Attention and the Transformer make it possible to recognize that the probability of “black” applying to the cat is much much higher than to the mat due to the phrasing “which is” in between the cat and black.

sn41 · on May 18, 2023

Thank you. So this is based on the training data, I assume.

aGHz · on May 18, 2023

It is a lot harder to take the black out of the cat than it is to take the mat out from under it.

djbusby · on May 18, 2023

Humans know that, how does transform know that? Based on training data?

Accujack · on May 18, 2023

Sort of. Part of the training for a model includes telling it which parts of a sentence are important... a human points and clicks.

testrun · on May 18, 2023

This is extremely important to know. That the relationships between words in the sentence are actually trained by human evaluation.

breezeTrowel · on May 18, 2023

They are not.

mollerhoj · on May 18, 2023

No, thats incorrect. The connections are automatically deduced from the training data (which is just vast amounts of raw text).

majormajor · on May 18, 2023

> For example, in the sentence "The cat, which is black, sat on the mat," the words "cat" and "black" would get high scores when trying to understand the word "black" because they are closely related.

So what does that actually mean in terms of looking at new text? How does it know the relationships? Does it have to be bootstrapped on labeled data for a specific language up front?

Is that something done in the training process - providing example sentences and illustrating the connections between words - or is that earlier?

myfistoffleas · on May 17, 2023

Is there a way to have recuesively constructed attentional architectures? It would seem like the same process that you describe could be even more useful if it could be applied at the level of sentences, paragraphs, etc.

panarky · on May 18, 2023

> each word in a sentence ...

Does each sentence stand alone, or is the meaning of the sentence, and the words in the sentence, influenced by the sentences that come before and after it?

rosebay · on May 17, 2023

Great explanation

_gfwu · on May 17, 2023

It's chat-gpt generated. It's even leaked part of the prompt in the intro.
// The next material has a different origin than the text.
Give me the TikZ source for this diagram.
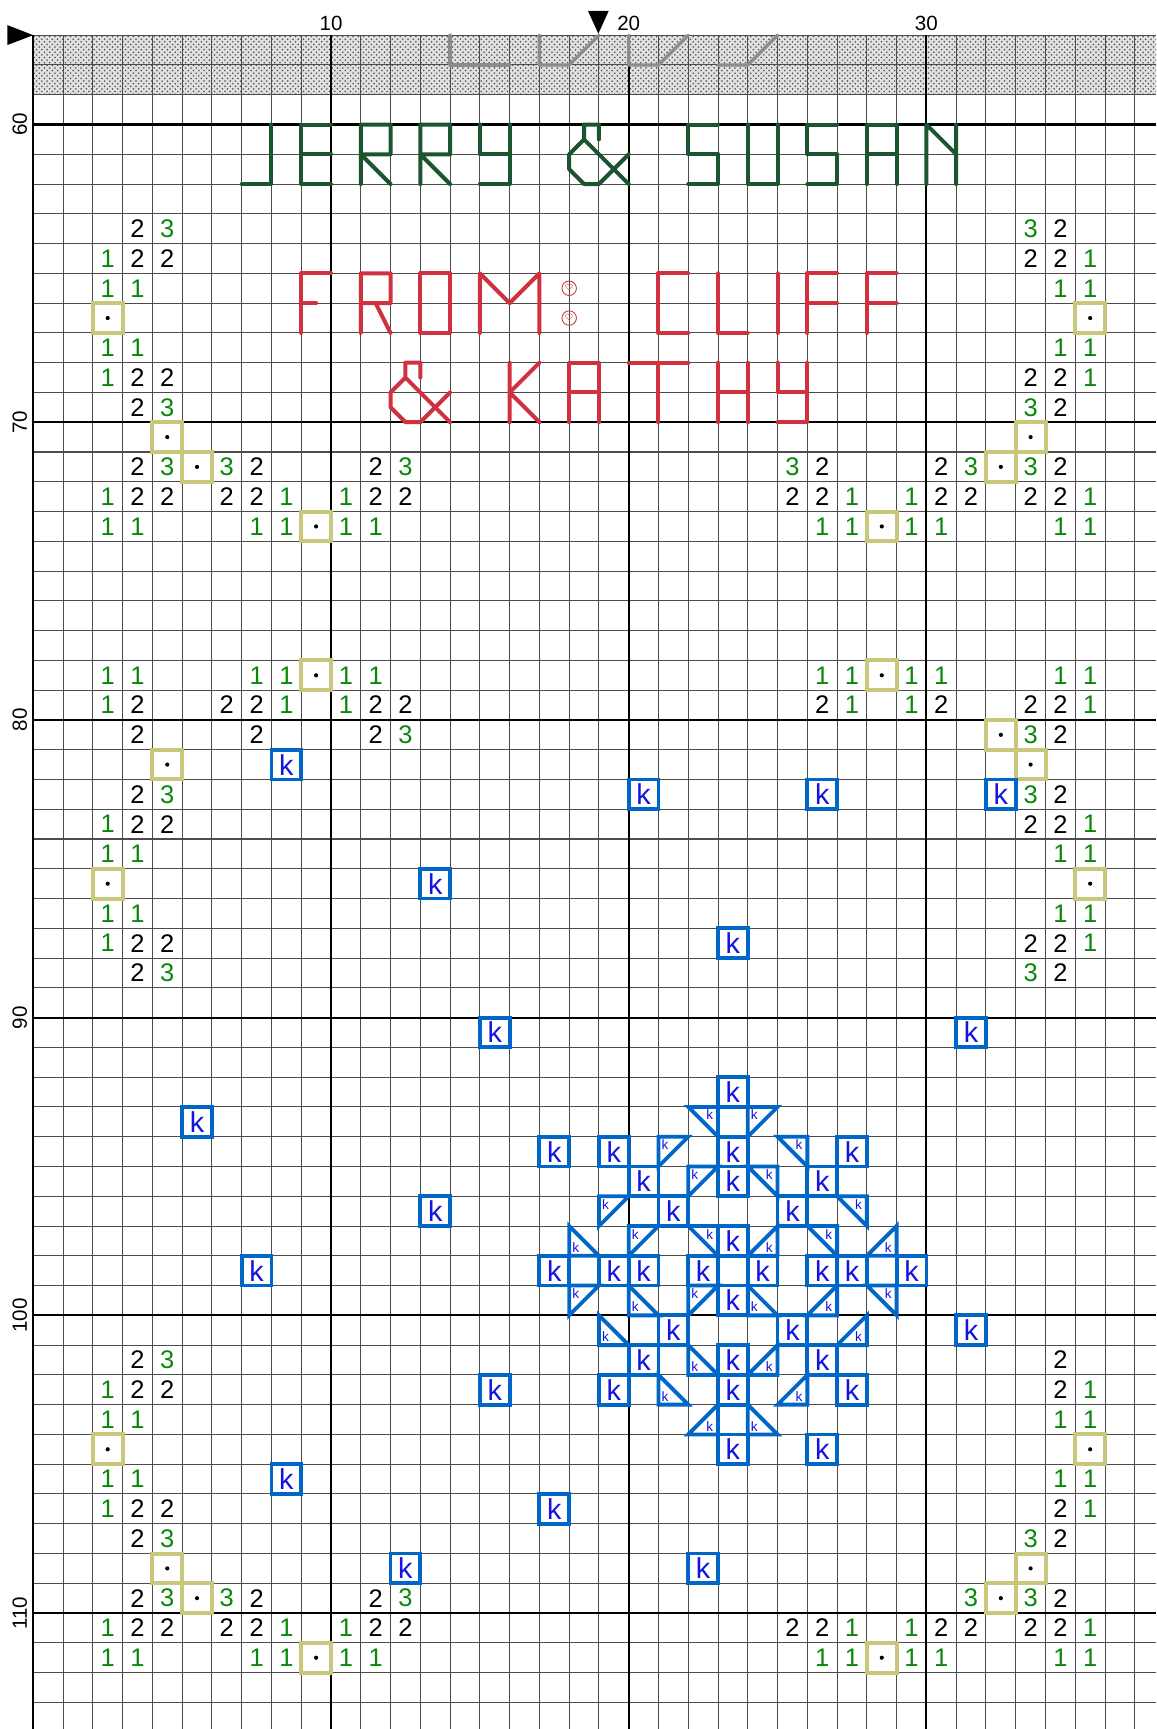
\documentclass[tikz,border=0pt]{standalone}
\usepackage{fontspec}
\setmainfont{Liberation Sans}
\usetikzlibrary{positioning, patterns}
\definecolor{gridline}{HTML}{4C4C4C}
\definecolor{rulergray}{HTML}{8C8C8C}
\definecolor{stitchgreen}{HTML}{0A870A}
\definecolor{namegreen}{HTML}{1B5530}
\definecolor{namered}{HTML}{D0313F}
\definecolor{khaki}{HTML}{C9C77C}
\definecolor{kline}{HTML}{0066C8}
\definecolor{ktext}{HTML}{1414E0}
\newcommand{\symsize}{\fontsize{14.6}{15}\selectfont}
\newcommand{\ksize}{\fontsize{16.5}{17}\selectfont}
\newcommand{\ksmall}{\fontsize{7.8}{8}\selectfont}
\newcommand{\rulersize}{\fontsize{11.8}{12}\selectfont}
\tikzset{
  minor/.style={draw=gridline, line width=0.6pt},
  major/.style={draw=black, line width=1.2pt},
  symbol/.style={inner sep=0pt, font=\symsize},
  sym one/.style={symbol, text=stitchgreen},
  sym two/.style={symbol, text=black},
  sym three/.style={symbol, text=stitchgreen},
  beadbox/.style={draw=khaki, line width=2.3pt},
  kbox/.style={draw=kline, line width=2.2pt, line join=miter},
  kmark/.style={inner sep=0pt, text=ktext, font=\ksize},
  khalf/.style={inner sep=0pt, text=ktext, font=\ksmall},
  greenname/.style={draw=namegreen, line width=2.3pt, line cap=round, line join=round},
  redname/.style={draw=namered, line width=2.3pt, line cap=round, line join=round},
  rulerstitch/.style={draw=rulergray, line width=1.9pt, line cap=round, line join=round},
  knot/.style={circle, draw=namered, line width=0.5pt, inner sep=0pt, minimum size=8.3pt,
    text=namered, font=\fontsize{4}{4}\selectfont},
  rulernum/.style={inner sep=0pt, font=\rulersize}
}
\begin{document}
\begin{tikzpicture}[x=0.6cm, y=-0.6cm]
  \useasboundingbox (-1.1186,55.818) rectangle (37.713,113.896);

  % ruler band and grid
  \fill[black!12] (0,57) rectangle (37.713,59);
  \fill[pattern=crosshatch dots, pattern color=black!70] (0,57) rectangle (37.713,59);
  \foreach \c in {0,...,37} \draw[minor] (\c,57) -- (\c,113.896);
  \foreach \r in {57,...,113} \draw[minor] (0,\r) -- (37.713,\r);
  \foreach \c in {0,10,20,30} \draw[major] (\c,57) -- (\c,113.896);
  \foreach \r in {60,70,...,110} \draw[major] (0,\r) -- (37.713,\r);

  % ruler numbers and centre markers
  \foreach \c in {10,20,30} \node[rulernum] (top\c) at (\c,56.6) {\c};
  \foreach \r in {60,70,...,110} \node[rulernum, rotate=90] (side\r) at (-0.45,\r) {\r};
  \fill (-0.873,56.66) -- (-0.873,57.33) -- (0,57) -- cycle;
  \fill (18.63,56.18) -- (19.33,56.18) -- (18.98,56.95) -- cycle;

  % stitches carried over from the page above
  \draw[rulerstitch] (14,57) -- (14,58) -- (16,58);
  \draw[rulerstitch] (17,57) -- (17,58) -- (18,58) -- (19,57);
  \draw[rulerstitch] (20,57) -- (20,58) -- (21,58) -- (22,57);
  \draw[rulerstitch] (23,58) -- (24,58) -- (25,57);

  % JERRY & SUSAN
  \draw[greenname] (7,62) -- (8,62) -- (8,60);
  \draw[greenname] (10,60) -- (9,60) -- (9,62) -- (10,62) (9,61) -- (10,61);
  \draw[greenname] (11,62) -- (11,60) -- (12,60) -- (12,61) -- (11,61) -- (12,62);
  \draw[greenname] (13,62) -- (13,60) -- (14,60) -- (14,61) -- (13,61) -- (14,62);
  \draw[greenname] (15,60) -- (15,61) -- (16,61) (16,60) -- (16,62) -- (15,62);
  \draw[greenname] (19,60.5) -- (19,60) -- (18.5,60) -- (18.5,60.5) -- (18,61) -- (18,61.5)
    -- (18.5,62) -- (19,62) -- (20,61) (18.5,60.5) -- (20,62);
  \draw[greenname] (23,60) -- (22,60) -- (22,61) -- (23,61) -- (23,62) -- (22,62);
  \draw[greenname] (24,60) -- (24,62) -- (25,62) -- (25,60);
  \draw[greenname] (27,60) -- (26,60) -- (26,61) -- (27,61) -- (27,62) -- (26,62);
  \draw[greenname] (28,62) -- (28,60) -- (29,60) -- (29,62) (28,61) -- (29,61);
  \draw[greenname] (30,62) -- (30,60) -- (31,61) (31,60) -- (31,62);

  % FROM: CLIFF & KATHY
  \draw[redname] (10,65) -- (9,65) -- (9,67) (9,66) -- (9.5,66);
  \draw[redname] (11,67) -- (11,65) -- (12,65) -- (12,66) -- (11,66) (11.5,66) -- (12,67);
  \draw[redname] (13,65) rectangle (14,67);
  \draw[redname] (15,67) -- (15,65) -- (16,66) -- (17,65) -- (17,67);
  \node[knot] (knot1) at (18,65.5) {$\heartsuit$};
  \node[knot] (knot2) at (18,66.5) {$\heartsuit$};
  \draw[redname] (22,65) -- (21,65) -- (21,67) -- (22,67);
  \draw[redname] (23,65) -- (23,67) -- (24,67);
  \draw[redname] (25,65) -- (25,67);
  \draw[redname] (27,65) -- (26,65) -- (26,67) (26,66) -- (27,66);
  \draw[redname] (29,65) -- (28,65) -- (28,67) (28,66) -- (29,66);
  \draw[redname] (13,68.5) -- (13,68) -- (12.5,68) -- (12.5,68.5) -- (12,69) -- (12,69.5)
    -- (12.5,70) -- (13,70) -- (14,69) (12.5,68.5) -- (14,70);
  \draw[redname] (16,68) -- (16,70) (17,68) -- (16,69) -- (17,70);
  \draw[redname] (18,70) -- (18,68) -- (19,68) -- (19,70) (18,69) -- (19,69);
  \draw[redname] (20,68) -- (22,68) (21,68) -- (21,70);
  \draw[redname] (23,68) -- (23,70) (24,68) -- (24,70) (23,69) -- (24,69);
  \draw[redname] (25,68) -- (25,69) -- (26,69) (26,68) -- (26,70) -- (25,70);

  % border symbols
  \foreach \c/\r in {2/64,2/65,3/65,2/67,3/67,2/68,2/72,8/72,10/72,2/73,3/73,7/73,8/73,10/73,11/73,
      35/64,34/65,35/65,34/67,35/67,35/68,35/72,29/72,27/72,35/73,34/73,30/73,29/73,27/73,26/73,
      2/78,3/78,7/78,8/78,10/78,11/78,2/79,8/79,10/79,
      26/78,27/78,29/78,30/78,34/78,35/78,27/79,29/79,35/79,
      2/83,2/84,3/84,2/86,3/86,2/87,35/83,34/84,35/84,34/86,35/86,35/87,
      2/102,2/103,3/103,2/105,3/105,2/106,2/110,8/110,10/110,2/111,3/111,7/111,8/111,10/111,11/111,
      35/102,34/103,35/103,34/105,35/105,35/106,35/110,29/110,27/110,35/111,34/111,29/111,30/111,26/111,27/111}
    \node[sym one] (a\c-\r) at (\c+.5,\r+.5) {1};
  \foreach \c/\r in {3/63,3/64,4/64,3/68,4/68,3/69,3/71,7/71,11/71,3/72,4/72,6/72,7/72,11/72,12/72,
      34/63,33/64,34/64,33/68,34/68,34/69,34/71,30/71,26/71,34/72,33/72,31/72,30/72,26/72,25/72,
      3/79,6/79,7/79,11/79,12/79,3/80,7/80,11/80,26/79,30/79,33/79,34/79,34/80,
      3/82,3/83,4/83,3/87,4/87,3/88,34/82,33/83,34/83,33/87,34/87,34/88,
      3/101,3/102,4/102,3/106,4/106,3/107,3/109,7/109,11/109,3/110,4/110,6/110,7/110,11/110,12/110,
      34/101,34/102,34/106,34/107,34/109,34/110,33/110,31/110,30/110,26/110,25/110}
    \node[sym two] (b\c-\r) at (\c+.5,\r+.5) {2};
  \foreach \c/\r in {4/63,4/69,4/71,6/71,12/71,33/63,33/69,33/71,31/71,25/71,
      12/80,33/80,4/82,33/82,4/88,33/88,
      4/101,4/107,4/109,6/109,12/109,33/107,33/109,31/109}
    \node[sym three] (d\c-\r) at (\c+.5,\r+.5) {3};
  \foreach \c/\r in {2/66,35/66,4/70,33/70,5/71,32/71,9/73,28/73,9/78,28/78,32/80,4/81,33/81,
      2/85,35/85,2/104,35/104,4/108,33/108,5/109,32/109,9/111,28/111} {
    \draw[beadbox] (\c,\r) rectangle (\c+1,\r+1);
    \fill (\c+.5,\r+.5) circle (1.2pt);
  }

  % full cross stitches
  \foreach \c/\r in {8/81,20/82,26/82,32/82,13/85,23/87,15/90,31/90,5/93,13/96,7/98,31/100,
      15/102,8/105,17/106,12/108,22/108,
      23/92,17/94,19/94,23/94,27/94,20/95,23/95,26/95,21/96,25/96,23/97,
      17/98,19/98,20/98,22/98,24/98,26/98,27/98,29/98,23/99,21/100,25/100,
      20/101,23/101,26/101,19/102,23/102,27/102,23/104,26/104} {
    \draw[kbox] (\c,\r) rectangle (\c+1,\r+1);
    \node[kmark] (k\c-\r) at (\c+.5,\r+.5) {k};
  }

  % half stitches
  \foreach \c/\r in {24/93,21/94,22/95,19/96,20/97,18/99,22/99} {
    \draw[kbox] (\c,\r) -- (\c+1,\r) -- (\c,\r+1) -- cycle;
    \node[khalf] (h\c-\r) at (\c+.22,\r+.27) {k};
  }
  \foreach \c/\r in {22/93,25/94,24/95,27/96,22/97,26/97,28/99} {
    \draw[kbox] (\c,\r) -- (\c+1,\r) -- (\c+1,\r+1) -- cycle;
    \node[khalf] (h\c-\r) at (\c+.72,\r+.27) {k};
  }
  \foreach \c/\r in {18/97,20/99,24/99,19/100,22/101,21/102,24/103} {
    \draw[kbox] (\c,\r) -- (\c,\r+1) -- (\c+1,\r+1) -- cycle;
    \node[khalf] (h\c-\r) at (\c+.22,\r+.72) {k};
  }
  \foreach \c/\r in {24/97,28/97,26/99,27/100,24/101,25/102,22/103} {
    \draw[kbox] (\c+1,\r) -- (\c+1,\r+1) -- (\c,\r+1) -- cycle;
    \node[khalf] (h\c-\r) at (\c+.72,\r+.72) {k};
  }
\end{tikzpicture}
\end{document}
I especially disagree with:

> natural language processing (NLP), which is the field of AI that deals with understanding and generating human language.

armchairhacker · on May 18, 2023

If GPT4 wrote this it did a great job, and highlights how incredible and useful it can be.

Although I'm sure "ELI5 what is a transformer" was one of the RHLF prompts which got handcrafted responses from OpenAI engineers whose bread and butter is transformers, so...still a great response.

uhfcjgx · on May 17, 2023

Do you disagree with anything else? That sounds like a simplification and not too bad given the target audience.

yawnxyz · on May 17, 2023

how is "attention" different from using tokens > vector database > cosine similarity?

QuantumGood · on May 18, 2023

In the context of natural language processing, the attention mechanism used in Transformer models and the process of converting tokens to vectors and calculating cosine similarity have similarities but serve different purposes.

When you convert words (tokens) into vectors and calculate cosine similarity, you're typically doing what's called "word embedding". This process captures the semantic meaning of words in a high-dimensional space. Words that have similar meanings have vectors that are close to each other in this space. Cosine similarity is a measure of how similar two vectors are, which in this context equates to how similar the meanings of two words are.

On the other hand, the attention mechanism in Transformer models is a way to understand the relationships between words within a specific context. It determines how much each word in a sentence contributes to the understanding of every other word in the sentence. It's not just about the semantic similarity of words, but also about their grammatical and contextual relationships in the given sentence.

Here's an analogy: imagine you're trying to understand a conversation between a group of friends. Just knowing the meaning of their words (like word embeddings do) can help you understand some of what they're saying. But to fully understand the conversation, you also need to know who's speaking to whom, who's agreeing or disagreeing with whom, who's changing the topic, and so on. This is similar to what the attention mechanism does: it tells the model who's "talking" to whom within a sentence.

So while word embeddings and cosine similarity capture static word meanings, the attention mechanism captures dynamic word relationships within a specific context. Both are important for understanding and generating human language.

soVeryTired · on May 18, 2023

Just a guess: is this answer GPT output?

cwillu · on May 18, 2023

From another one of his responses that he has since deleted from this thread: “Despite these challenges, researchers have found that hierarchical attention can improve performance on tasks like document classification, summarization, and question answering, especially for longer texts. As of my last training cut-off in September 2021, this is an area of ongoing research and development.”

brianjking · on May 18, 2023

Probably, it is a good explanation, though.

nycdatasci · on May 17, 2023

If you're specifically focused on semantic similarity, I would say that attention adds to the dimensionality of the vector space. Distances between tokens can vary depending on context.

kevinwang · on May 17, 2023

It's orthogonal, right? How do you go from tokens to vector? Fully connected NN? lstm? Or transformer?

noobcoder · on May 18, 2023

I had a blog on it on overview of it with codes and explanation (more like eli15): https://medium.com/analytics-vidhya/googles-t5-transformer-t...